12. Multiple stages **for data scientists:**
    1. **munging and cleaning data**, 
    2. **analyzing / modeling** it, then 
    3. **organizing the results** of the analysis into a form suitable for plotting or tabular display. 
    4. pandas is the ideal tool for all of these tasks.

Some other notes

**pandas is fast.** Many of the low-level algorithmic bits have been extensively tweaked in **[Cython](https://cython.org/)** code. However, as with anything else generalization usually sacrifices performance. So if you focus on one feature for your application you may be able to create a faster specialized tool.
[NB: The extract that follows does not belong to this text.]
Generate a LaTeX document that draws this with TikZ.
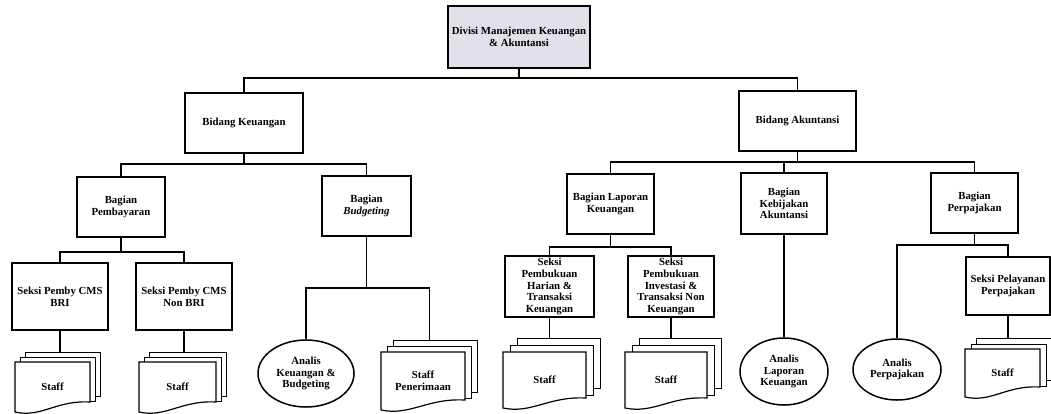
\documentclass[tikz,border=0pt]{standalone}
\usepackage{fontspec}
\setmainfont{Liberation Serif}[BoldFont={Liberation Serif Bold},BoldItalicFont={Liberation Serif Bold Italic}]
\usepackage{tikz}
\usetikzlibrary{calc,positioning,shapes.geometric}

\definecolor{topgray}{RGB}{226,224,232}
\newcommand\orgsize{\fontsize{10.8}{11.7}\selectfont\bfseries}

\begin{document}
\begin{tikzpicture}[x=1pt,y=-1pt,
  unit/.style={draw,line width=1.5pt,align=center,inner sep=1pt,font=\orgsize},
  analis/.style={ellipse,draw,line width=1.5pt,align=center,inner sep=0pt,font=\orgsize},
  page/.style={draw,line width=1.2pt,fill=white,inner sep=0pt,anchor=north west},
  link/.style={line width=1.3pt}]
\useasboundingbox (0,0) rectangle (1051,413);

% Divisi and bidang
\node[unit,fill=topgray,minimum width=142pt,minimum height=62pt] (div) at (519,37) {Divisi Manajemen Keuangan\\\& Akuntansi};
\node[unit,minimum width=118pt,minimum height=60pt] (bk) at (244,123) {Bidang Keuangan};
\node[unit,minimum width=117pt,minimum height=60pt] (ba) at (797.5,121) {Bidang Akuntansi};

% Bagian
\node[unit,minimum width=88pt,minimum height=60pt] (bp) at (121,207) {Bagian\\Pembayaran};
\node[unit,minimum width=89pt,minimum height=60pt] (bb) at (366.5,206) {Bagian\\\textit{Budgeting}};
\node[unit,minimum width=87pt,minimum height=60pt] (blk) at (610.5,204) {Bagian Laporan\\Keuangan};
\node[unit,minimum width=86pt,minimum height=61pt] (bka) at (784,203.5) {Bagian\\Kebijakan\\Akuntansi};
\node[unit,minimum width=87pt,minimum height=60pt] (bpj) at (974.5,203) {Bagian\\Perpajakan};

% Seksi
\node[unit,minimum width=96pt,minimum height=67pt] (sbri) at (60,296.5) {Seksi Pemby CMS\\BRI};
\node[unit,minimum width=96pt,minimum height=67pt] (snbri) at (184,296.5) {Seksi Pemby CMS\\Non BRI};
\node[unit,minimum width=89pt,minimum height=61pt] (sph) at (549.5,286.5) {Seksi\\Pembukuan\\Harian \&\\Transaksi\\Keuangan};
\node[unit,minimum width=86pt,minimum height=61pt] (spi) at (671,286.5) {Seksi\\Pembukuan\\Investasi \&\\Transaksi Non\\Keuangan};
\node[unit,minimum width=84pt,minimum height=58pt] (spp) at (1008,286) {Seksi Pelayanan\\Perpajakan};

% Analis
\node[analis,minimum width=96pt,minimum height=67pt] (ekb) at (306,373.5) {Analis\\Keuangan \&\\Budgeting};
\node[analis,minimum width=88pt,minimum height=67pt] (ekl) at (784,371.5) {Analis\\Laporan\\Keuangan};
\node[analis,minimum width=88pt,minimum height=61pt] (ep) at (897,369.5) {Analis\\Perpajakan};

% Staff stacks: back page, middle page, front document
\foreach \n/\x/\y/\w/\h/\d/\t in {st1/52.5/387/75/50/5/Staff, st2/177.5/387/77/50/5/Staff,
    stp/423/381/84/58/6/{Staff\\Penerimaan}, st3/544.5/380/83/56/7/Staff,
    st4/666/380/82/56/7/Staff, st5/1002.5/373/75/48/5.5/Staff}{
  \node[page,minimum width=\w pt,minimum height=\h pt-6pt] (\n-c) at (\x-\w/2+2*\d,\y-\h/2-2*\d) {};
  \node[page,minimum width=\w pt,minimum height=\h pt-6pt] (\n-b) at (\x-\w/2+\d,\y-\h/2-\d) {};
  \draw[line width=1.2pt,fill=white] (\x-\w/2,\y-\h/2) -- (\x+\w/2,\y-\h/2) -- (\x+\w/2,\y+\h/2-10)
    .. controls (\x+0.05*\w,\y+\h/2-12) and (\x-0.15*\w,\y+\h/2+6) .. (\x-\w/2,\y+\h/2) -- cycle;
  \node[align=center,font=\orgsize,inner sep=0pt,minimum width=\w pt,minimum height=\h pt] (\n) at (\x,\y) {\t};
}

% Junction rows
\coordinate (r1) at (0,78);
\coordinate (r2) at (0,164);
\coordinate (r3) at (0,162);
\coordinate (r4) at (0,252);
\coordinate (r5) at (0,288);
\coordinate (r6) at (0,247);
\coordinate (r7) at (0,245);

% Connectors
\draw[link] (div.south) -- (div.south |- r1);
\draw[link] (bk.north) -- (bk.north |- r1) -- (ba.north |- r1) -- (ba.north);
\draw[link] (bk.south) -- (bk.south |- r2);
\draw[link] (bp.north) -- (bp.north |- r2) -- (bb.north |- r2) -- (bb.north);
\draw[link] (ba.south) -- (ba.south |- r3);
\draw[link] (blk.north) -- (blk.north |- r3) -- (bpj.north |- r3) -- (bpj.north);
\draw[link] (bka.north) -- (bka.north |- r3);

\draw[link] (bp.south) -- (bp.south |- r4);
\draw[link] (sbri.north) -- (sbri.north |- r4) -- (snbri.north |- r4) -- (snbri.north);
\draw[link] (bb.south) -- (bb.south |- r5);
\draw[link] (ekb.north) -- (ekb.north |- r5) -- (stp-b.north |- r5) -- (stp-b.north |- stp-c.north);
\draw[link] (blk.south) -- (blk.south |- r6);
\draw[link] (sph.north) -- (sph.north |- r6) -- (spi.north |- r6) -- (spi.north);
\draw[link] (bka.south) -- (ekl.north);
\draw[link] (bpj.south) -- (bpj.south |- r7);
\draw[link] (ep.north) -- (ep.north |- r7) -- (spp.north |- r7) -- (spp.north);

\draw[link] (sbri.south) -- (sbri.south |- st1-c.north);
\draw[link] (snbri.south) -- (snbri.south |- st2-c.north);
\draw[link] (sph.south) -- (sph.south |- st3-c.north);
\draw[link] (spi.south) -- (spi.south |- st4-c.north);
\draw[link] (spp.south) -- (spp.south |- st5-c.north);
\end{tikzpicture}
\end{document}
**pandas is a dependency of [statsmodels](https://www.statsmodels.org/stable/index.html), making it an important part of the statistical computing ecosystem in Python.**

**pandas has been used extensively in production in financial applications.**

## Data structures
1. 1-Dimension: **Series**
    + 1D labeled homogeneously-typed array
2. 2-Dimension: **DataFrame**
    + General 2D labeled, size-mutable tabular structure with potentially heterogeneously-typed column

## Why more than one data structure?
+ **The best way to think about the pandas data structures is as flexible containers for lower dimensional data.** For example, **DataFrame is a container for Series, and Series is a container for scalars**. We would like to be able to **insert and remove objects from these containers in a dictionary-like fashion**.

For example, with **tabular data (DataFrame)** it is more semantically helpful to think of the **index** (the rows) and the **columns** rather than axis 0 and axis 1. **Iterating through the columns of the DataFrame** thus results in more readable code:

## Mutability and copying of data
+ All pandas data structures are **value-mutable** (the values they contain can be altered) **but not always size-mutable. The length of a Series cannot be changed, but,** for example, **columns can be inserted into a DataFrame.** However, the vast majority of methods produce new objects and leave the input data untouched. In general we like to **favor immutability** where sensible.